PJH> The best you can do is check that the locale matches
PJH> /^([a-z]{2})($|_[A-Z]{2}\b)/ and check if
PJH> "Lingua::\U$1\E::Numbers" exists. you won't find Lingua::Slavic::Numbers
PJH> that way, and not all locales start with a language code, but there
PJH> doesn't seem any more dependable way to extract the language code from
PJH> the locale than to rely on the naming convention.
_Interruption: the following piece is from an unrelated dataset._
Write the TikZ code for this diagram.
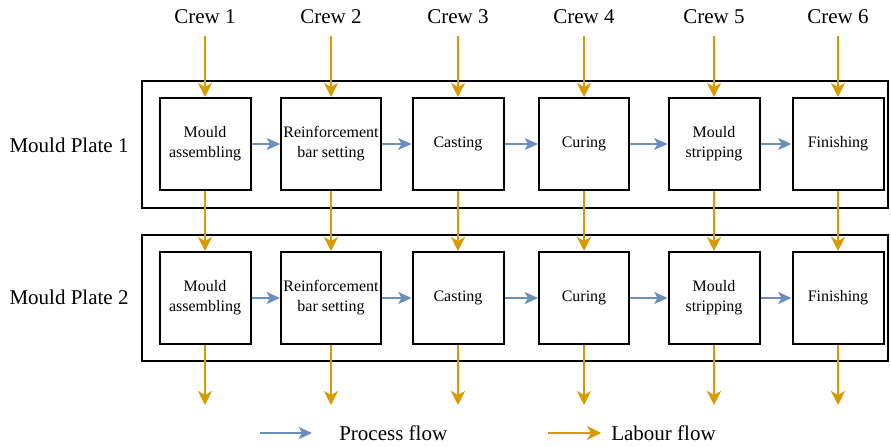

Since I put Lingua::Slavic::Numbers up, I intend to also provide
wrappers (Lingua::LL::Numbers) for it in the same distribution. I just
haven't gotten around to it.

If anyone is interested in testing the existing Bulgarian translations,
please do. In addition, if you can provide other test cases for other
Slavic languages (Russian is probably the big one, but others would be
good too: Macedonian, Serbian, Slovak, etc.), I would appreciate it. My
knowledge is not good enough to write the test cases but I can get going
once I have those.

Ted
 
T

Ted Zlatanov

BG> I've just released 0.21 which has locale support (although it can be a
BG> little experimental)

BG> use Lingua::Any::Numbers 0.21 qw:)std +locale);
BG> print to_string(45);

BG> or

BG> use Lingua::Any::Numbers 0.21 qw:)std);
BG> print to_string(45,'locale');

BG> however, you still have to manually install other Lingua::*::Numbers (other
BG> than "EN") to get a meaningful interface.

Thank you, I'm reporting this back to comp.lang.perl.misc as promised.

BG> Also, the overall interface will be limited with the availability of the
BG> language specific module. For example, there is no such module named
BG> Lingua::BG::Numbers AFAIK.

I'm trying to bundle Lingua::BG::Numbers with Lingua::Slavic::Numbers
and it's not working. I asked on comp.lang.perl.modules but haven't had
any luck yet. The module is written, though.